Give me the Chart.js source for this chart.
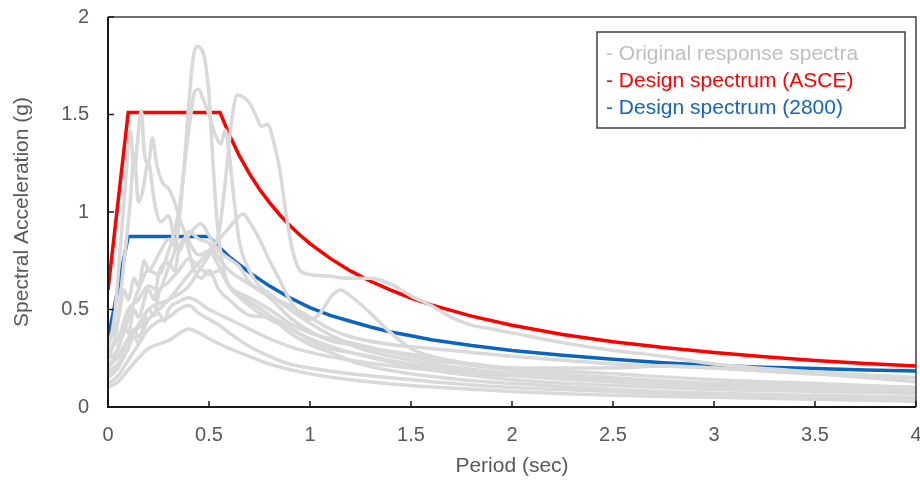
<!DOCTYPE html>
<html>
<head>
<meta charset="utf-8">
<script src="https://cdn.jsdelivr.net/npm/chart.js@4.4.1/dist/chart.umd.min.js"></script>
<style>
  body { margin: 0; background: #fff; }
  #wrap { width: 920px; height: 483px; }
</style>
</head>
<body>
<div id="wrap"><canvas id="spectraChart" width="920" height="483"></canvas></div>
<script>
// axis ticks
const periodTicks = [0, 0.5, 1, 1.5, 2, 2.5, 3, 3.5, 4];
const accelTicks = [0, 0.5, 1, 1.5, 2];

// design spectra, period (sec) / Sa (g)
const asceT  = [0, 0.1, 0.555, 0.6, 0.65, 0.7, 0.75, 0.8, 0.85, 0.9, 0.95, 1.0, 1.1, 1.2, 1.3, 1.4, 1.5, 1.6, 1.8, 2.0, 2.25, 2.5, 2.75, 3.0, 3.25, 3.5, 3.75, 4.0];
const asceSa = [0.6, 1.51, 1.51, 1.397, 1.289, 1.197, 1.117, 1.048, 0.986, 0.931, 0.882, 0.838, 0.762, 0.698, 0.645, 0.599, 0.559, 0.524, 0.466, 0.419, 0.372, 0.335, 0.305, 0.279, 0.258, 0.239, 0.223, 0.21];

const iranT  = [0, 0.1, 0.5, 0.55, 0.6, 0.65, 0.7, 0.8, 0.9, 1.0, 1.1, 1.2, 1.3, 1.4, 1.5, 1.6, 1.8, 2.0, 2.25, 2.5, 2.75, 3.0, 3.25, 3.5, 3.75, 4.0];
const iranSa = [0.35, 0.875, 0.875, 0.82, 0.77, 0.73, 0.69, 0.62, 0.56, 0.51, 0.47, 0.44, 0.41, 0.385, 0.365, 0.345, 0.315, 0.29, 0.265, 0.245, 0.227, 0.213, 0.204, 0.197, 0.19, 0.185];

// original response spectra, [period, Sa]
const rec1 = [[0,0.28],[0.05,0.35],[0.1,0.5],[0.15,0.55],[0.2,0.62],[0.25,0.6],[0.3,0.72],[0.34,0.85],[0.37,1.15],[0.4,1.55],[0.42,1.78],[0.44,1.85],[0.46,1.84],[0.48,1.78],[0.5,1.6],[0.52,1.25],[0.54,0.95],[0.57,0.72],[0.6,0.62],[0.65,0.57],[0.7,0.54],[0.8,0.47],[0.9,0.38],[1.0,0.32],[1.1,0.28],[1.25,0.22],[1.5,0.17],[1.75,0.14],[2.0,0.12],[2.5,0.09],[3.0,0.07],[3.5,0.06],[4.0,0.05]];
const rec2 = [[0,0.2],[0.05,0.3],[0.1,0.45],[0.15,0.6],[0.2,0.7],[0.25,0.68],[0.3,0.8],[0.35,1.0],[0.38,1.25],[0.41,1.5],[0.43,1.62],[0.45,1.63],[0.47,1.58],[0.5,1.5],[0.53,1.4],[0.56,1.35],[0.58,1.42],[0.6,1.3],[0.62,1.1],[0.65,0.85],[0.7,0.7],[0.75,0.62],[0.8,0.58],[0.9,0.5],[1.0,0.43],[1.1,0.37],[1.25,0.3],[1.5,0.24],[1.75,0.2],[2.0,0.17],[2.5,0.13],[3.0,0.1],[3.5,0.09],[4.0,0.07]];
const rec3 = [[0,0.15],[0.05,0.22],[0.1,0.35],[0.15,0.42],[0.2,0.5],[0.3,0.55],[0.4,0.62],[0.45,0.7],[0.5,0.78],[0.55,0.9],[0.58,1.15],[0.61,1.45],[0.64,1.6],[0.67,1.59],[0.7,1.56],[0.73,1.5],[0.76,1.44],[0.79,1.45],[0.82,1.36],[0.85,1.22],[0.88,1.0],[0.91,0.82],[0.95,0.7],[1.0,0.68],[1.1,0.67],[1.2,0.66],[1.3,0.66],[1.4,0.63],[1.5,0.57],[1.6,0.52],[1.7,0.46],[1.8,0.42],[1.9,0.4],[2.0,0.38],[2.25,0.33],[2.5,0.29],[2.75,0.26],[3.0,0.22],[3.5,0.18],[4.0,0.15]];
const rec4 = [[0,0.3],[0.03,0.45],[0.06,0.8],[0.09,1.2],[0.11,1.42],[0.13,1.2],[0.145,1.35],[0.165,1.52],[0.18,1.3],[0.2,1.25],[0.22,1.38],[0.24,1.25],[0.27,1.15],[0.3,1.12],[0.33,1.05],[0.36,0.95],[0.4,0.85],[0.45,0.78],[0.5,0.8],[0.55,0.72],[0.6,0.62],[0.7,0.52],[0.8,0.45],[0.9,0.4],[1.0,0.35],[1.2,0.28],[1.4,0.23],[1.6,0.19],[2.0,0.14],[2.5,0.11],[3.0,0.09],[3.5,0.08],[4.0,0.07]];
const rec5 = [[0,0.25],[0.04,0.38],[0.08,0.75],[0.11,1.05],[0.13,1.3],[0.15,1.05],[0.17,1.1],[0.2,1.25],[0.23,1.05],[0.26,0.95],[0.3,0.98],[0.34,0.82],[0.38,0.86],[0.42,0.72],[0.46,0.66],[0.5,0.7],[0.55,0.6],[0.6,0.55],[0.7,0.47],[0.8,0.46],[0.9,0.41],[1.0,0.34],[1.1,0.3],[1.25,0.27],[1.5,0.22],[1.75,0.19],[2.0,0.17],[2.5,0.14],[3.0,0.11],[3.5,0.09],[4.0,0.08]];
const rec6 = [[0,0.2],[0.05,0.26],[0.1,0.35],[0.2,0.45],[0.3,0.55],[0.4,0.68],[0.5,0.8],[0.55,0.86],[0.6,0.92],[0.64,0.97],[0.67,0.99],[0.7,0.95],[0.75,0.86],[0.8,0.75],[0.85,0.65],[0.9,0.55],[0.95,0.48],[1.0,0.45],[1.05,0.48],[1.1,0.56],[1.15,0.6],[1.2,0.57],[1.3,0.48],[1.4,0.38],[1.5,0.3],[1.6,0.26],[1.8,0.22],[2.0,0.2],[2.5,0.17],[3.0,0.14],[3.5,0.12],[4.0,0.1]];
const rec7 = [[0,0.25],[0.05,0.3],[0.08,0.42],[0.1,0.38],[0.13,0.5],[0.15,0.46],[0.2,0.6],[0.23,0.55],[0.25,0.68],[0.3,0.74],[0.33,0.7],[0.35,0.8],[0.4,0.88],[0.46,0.94],[0.5,0.88],[0.55,0.8],[0.6,0.76],[0.65,0.72],[0.7,0.64],[0.75,0.6],[0.8,0.57],[0.9,0.52],[1.0,0.46],[1.1,0.4],[1.2,0.36],[1.4,0.32],[1.6,0.3],[1.8,0.28],[2.0,0.26],[2.25,0.24],[2.5,0.22],[3.0,0.2],[3.5,0.17],[4.0,0.13]];
const rec8 = [[0,0.15],[0.05,0.2],[0.1,0.3],[0.13,0.36],[0.15,0.33],[0.2,0.5],[0.23,0.47],[0.25,0.58],[0.3,0.64],[0.35,0.7],[0.4,0.76],[0.45,0.72],[0.5,0.68],[0.55,0.7],[0.6,0.62],[0.7,0.56],[0.8,0.5],[0.9,0.43],[1.0,0.38],[1.1,0.35],[1.2,0.33],[1.4,0.28],[1.6,0.24],[1.8,0.22],[2.0,0.2],[2.25,0.2],[2.5,0.2],[2.75,0.21],[3.0,0.2],[3.5,0.17],[4.0,0.15]];
const rec9 = [[0,0.12],[0.05,0.16],[0.1,0.24],[0.15,0.32],[0.2,0.4],[0.25,0.44],[0.3,0.46],[0.35,0.5],[0.4,0.52],[0.45,0.48],[0.5,0.45],[0.55,0.42],[0.6,0.38],[0.7,0.31],[0.8,0.26],[0.9,0.22],[1.0,0.2],[1.2,0.17],[1.4,0.15],[1.6,0.13],[2.0,0.1],[2.5,0.08],[3.0,0.06],[3.5,0.05],[4.0,0.04]];
const rec10 = [[0,0.1],[0.05,0.13],[0.1,0.19],[0.15,0.25],[0.2,0.3],[0.3,0.34],[0.4,0.4],[0.45,0.38],[0.5,0.35],[0.6,0.3],[0.7,0.26],[0.8,0.22],[1.0,0.17],[1.2,0.14],[1.5,0.11],[2.0,0.08],[2.5,0.06],[3.0,0.05],[3.5,0.04],[4.0,0.03]];
const rec11 = [[0,0.32],[0.05,0.45],[0.08,0.6],[0.1,0.55],[0.13,0.66],[0.15,0.62],[0.18,0.75],[0.2,0.7],[0.25,0.78],[0.3,0.86],[0.35,0.8],[0.4,0.9],[0.45,0.86],[0.5,0.84],[0.55,0.76],[0.6,0.7],[0.7,0.63],[0.8,0.56],[0.9,0.46],[1.0,0.39],[1.1,0.34],[1.2,0.32],[1.3,0.3],[1.5,0.27],[1.7,0.23],[2.0,0.19],[2.5,0.15],[3.0,0.12],[3.5,0.1],[4.0,0.09]];
const rec12 = [[0,0.18],[0.05,0.22],[0.1,0.3],[0.13,0.4],[0.15,0.36],[0.2,0.45],[0.25,0.48],[0.28,0.44],[0.3,0.5],[0.35,0.54],[0.4,0.56],[0.5,0.5],[0.6,0.45],[0.7,0.4],[0.8,0.35],[0.9,0.31],[1.0,0.28],[1.2,0.24],[1.5,0.2],[2.0,0.16],[2.5,0.13],[3.0,0.12],[3.5,0.11],[4.0,0.1]];

const records = [rec1, rec2, rec3, rec4, rec5, rec6, rec7, rec8, rec9, rec10, rec11, rec12];

const legendItems = [
    { text: '- Original response spectra', color: '#bfbfbf' },
    { text: '- Design spectrum (ASCE)', color: '#ff0000' },
    { text: '- Design spectrum (2800)', color: '#1565c0' }
];

const fontFamily = '"Liberation Sans", Arial, sans-serif';
const axisColor = '#595959';

function toPoints(ts, vals) {
    return ts.map(function (t, i) { return { x: t, y: vals[i] }; });
}

const datasets = records.map(function (rec) {
    return {
        data: rec.map(function (p) { return { x: p[0], y: p[1] }; }),
        borderColor: '#d9d9d9',
        borderWidth: 3.5,
        pointRadius: 0,
        cubicInterpolationMode: 'monotone',
        fill: false
    };
});

datasets.push({
    data: toPoints(asceT, asceSa),
    borderColor: '#ff0000',
    borderWidth: 3.5,
    pointRadius: 0,
    tension: 0,
    fill: false
});
datasets.push({
    data: toPoints(iranT, iranSa),
    borderColor: '#0a64c0',
    borderWidth: 3.5,
    pointRadius: 0,
    tension: 0,
    fill: false
});

// box around plot + inward tick marks
const framePlugin = {
    id: 'frame',
    afterDatasetsDraw(chart) {
        const ctx = chart.ctx;
        const a = chart.chartArea;
        const xs = chart.scales.x, ys = chart.scales.y;
        ctx.save();
        ctx.strokeStyle = '#404040';
        ctx.lineWidth = 1.5;
        ctx.beginPath();
        ctx.moveTo(a.left, a.top);
        ctx.lineTo(a.right, a.top);
        ctx.lineTo(a.right, a.bottom);
        ctx.stroke();
        ctx.strokeStyle = '#1a1a1a';
        ctx.lineWidth = 2;
        ctx.beginPath();
        ctx.moveTo(a.left, a.top);
        ctx.lineTo(a.left, a.bottom);
        ctx.lineTo(a.right, a.bottom);
        ctx.stroke();
        ctx.lineWidth = 1.5;
        periodTicks.forEach(function (t) {
            const px = xs.getPixelForValue(t);
            ctx.beginPath();
            ctx.moveTo(px, a.bottom);
            ctx.lineTo(px, a.bottom - 6);
            ctx.stroke();
        });
        accelTicks.forEach(function (v) {
            const py = ys.getPixelForValue(v);
            ctx.beginPath();
            ctx.moveTo(a.left, py);
            ctx.lineTo(a.left + 6, py);
            ctx.stroke();
        });
        ctx.restore();
    }
};

const legendPlugin = {
    id: 'boxLegend',
    afterDraw(chart) {
        const ctx = chart.ctx;
        ctx.save();
        ctx.fillStyle = '#ffffff';
        ctx.fillRect(597, 32, 308, 96);
        ctx.strokeStyle = '#404040';
        ctx.lineWidth = 1.5;
        ctx.strokeRect(597, 32, 308, 96);
        ctx.font = '21px ' + fontFamily;
        ctx.textBaseline = 'middle';
        ctx.textAlign = 'left';
        legendItems.forEach(function (item, i) {
            ctx.fillStyle = item.color;
            ctx.fillText(item.text, 606, 54 + i * 27);
        });
        ctx.restore();
    }
};

const ctx = document.getElementById('spectraChart').getContext('2d');
new Chart(ctx, {
    type: 'line',
    data: { datasets: datasets },
    options: {
        responsive: false,
        animation: false,
        layout: { padding: { top: 17, right: 4, left: 0, bottom: 0 } },
        plugins: {
            legend: { display: false },
            tooltip: { enabled: false }
        },
        scales: {
            x: {
                type: 'linear',
                min: 0,
                max: 4,
                afterBuildTicks: function (scale) {
                    scale.ticks = periodTicks.map(function (v) { return { value: v }; });
                },
                afterFit: function (scale) {
                    scale.height = 76;
                    scale.paddingLeft = 0;
                    scale.paddingRight = 0;
                },
                grid: { display: false, drawTicks: false },
                border: { display: false },
                ticks: {
                    color: axisColor,
                    padding: 16,
                    maxRotation: 0,
                    callback: function (v) { return String(v); },
                    font: { family: fontFamily, size: 20 }
                },
                title: {
                    display: true,
                    text: 'Period (sec)',
                    color: axisColor,
                    padding: { top: 0, bottom: 4 },
                    font: { family: fontFamily, size: 21 }
                }
            },
            y: {
                min: 0,
                max: 2,
                afterBuildTicks: function (scale) {
                    scale.ticks = accelTicks.map(function (v) { return { value: v }; });
                },
                afterFit: function (scale) {
                    scale.width = 108;
                    scale.paddingTop = 0;
                    scale.paddingBottom = 0;
                },
                grid: { display: false, drawTicks: false },
                border: { display: false },
                ticks: {
                    color: axisColor,
                    padding: 19,
                    callback: function (v) { return String(v); },
                    font: { family: fontFamily, size: 20 }
                },
                title: {
                    display: true,
                    text: 'Spectral Acceleration (g)',
                    color: axisColor,
                    padding: { top: 10, bottom: 0 },
                    font: { family: fontFamily, size: 21 }
                }
            }
        }
    },
    plugins: [framePlugin, legendPlugin]
});
</script>
</body>
</html>
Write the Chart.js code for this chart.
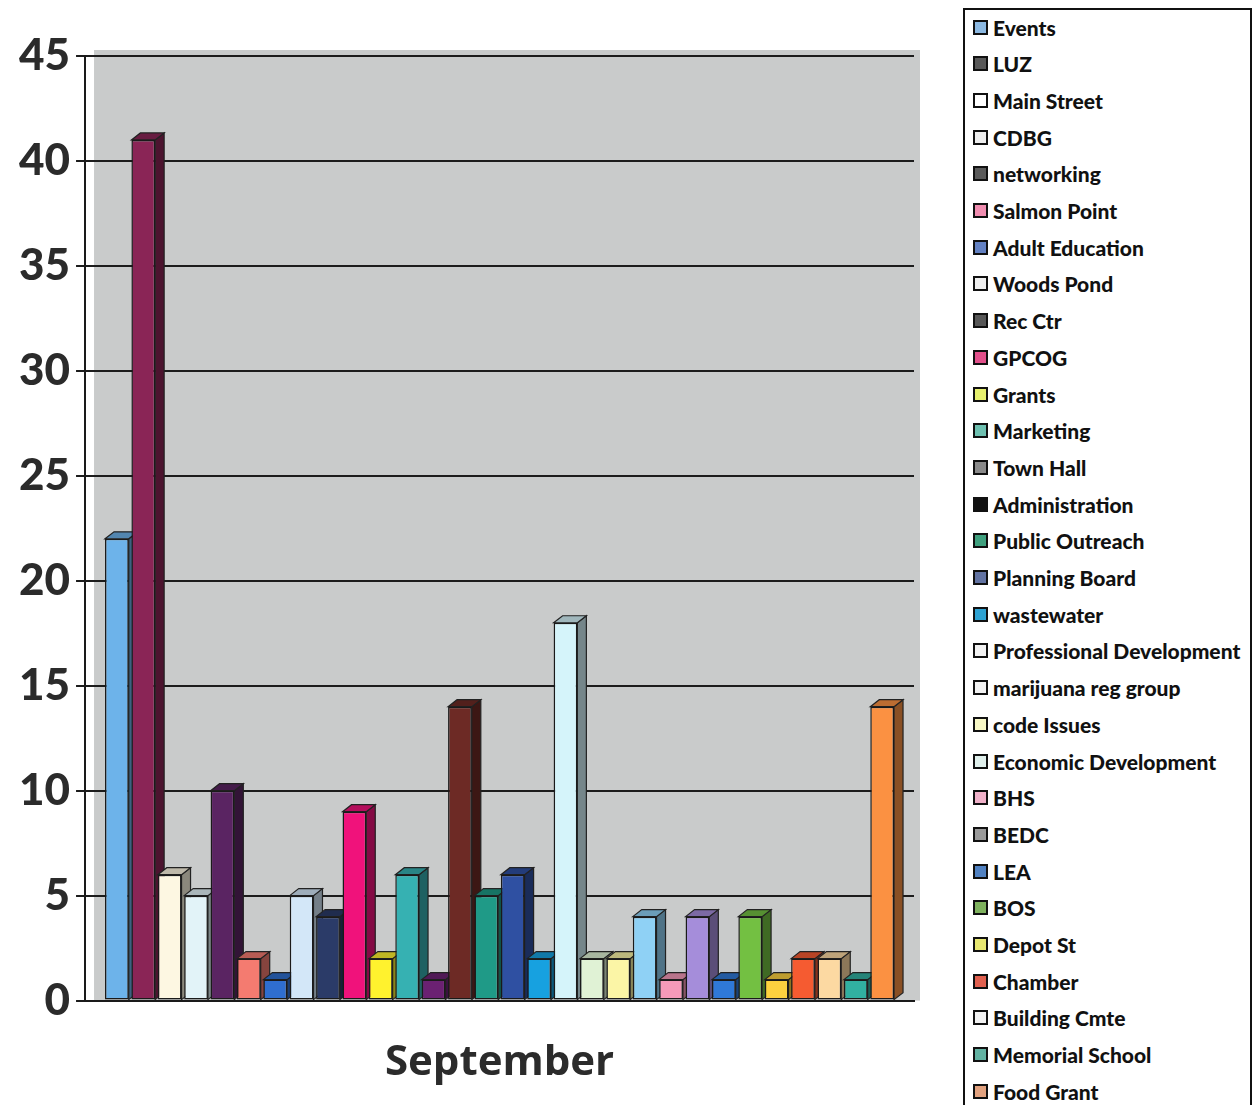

++++++++

WHAT YOU WILL DO:
With all pictures left out, please transcribe exactly the lines from the start of the material through the line with "0.197, 0.19, 0.185];".

REPLY TO THE EXERCISE:
Give me the Chart.js source for this chart.
<!DOCTYPE html>
<html>
<head>
<meta charset="utf-8">
<script src="https://cdn.jsdelivr.net/npm/chart.js@4.4.1/dist/chart.umd.min.js"></script>
<style>
  body { margin: 0; background: #fff; }
  #wrap { width: 920px; height: 483px; }
</style>
</head>
<body>
<div id="wrap"><canvas id="spectraChart" width="920" height="483"></canvas></div>
<script>
// axis ticks
const periodTicks = [0, 0.5, 1, 1.5, 2, 2.5, 3, 3.5, 4];
const accelTicks = [0, 0.5, 1, 1.5, 2];

// design spectra, period (sec) / Sa (g)
const asceT  = [0, 0.1, 0.555, 0.6, 0.65, 0.7, 0.75, 0.8, 0.85, 0.9, 0.95, 1.0, 1.1, 1.2, 1.3, 1.4, 1.5, 1.6, 1.8, 2.0, 2.25, 2.5, 2.75, 3.0, 3.25, 3.5, 3.75, 4.0];
const asceSa = [0.6, 1.51, 1.51, 1.397, 1.289, 1.197, 1.117, 1.048, 0.986, 0.931, 0.882, 0.838, 0.762, 0.698, 0.645, 0.599, 0.559, 0.524, 0.466, 0.419, 0.372, 0.335, 0.305, 0.279, 0.258, 0.239, 0.223, 0.21];

const iranT  = [0, 0.1, 0.5, 0.55, 0.6, 0.65, 0.7, 0.8, 0.9, 1.0, 1.1, 1.2, 1.3, 1.4, 1.5, 1.6, 1.8, 2.0, 2.25, 2.5, 2.75, 3.0, 3.25, 3.5, 3.75, 4.0];
const iranSa = [0.35, 0.875, 0.875, 0.82, 0.77, 0.73, 0.69, 0.62, 0.56, 0.51, 0.47, 0.44, 0.41, 0.385, 0.365, 0.345, 0.315, 0.29, 0.265, 0.245, 0.227, 0.213, 0.204, 0.197, 0.19, 0.185];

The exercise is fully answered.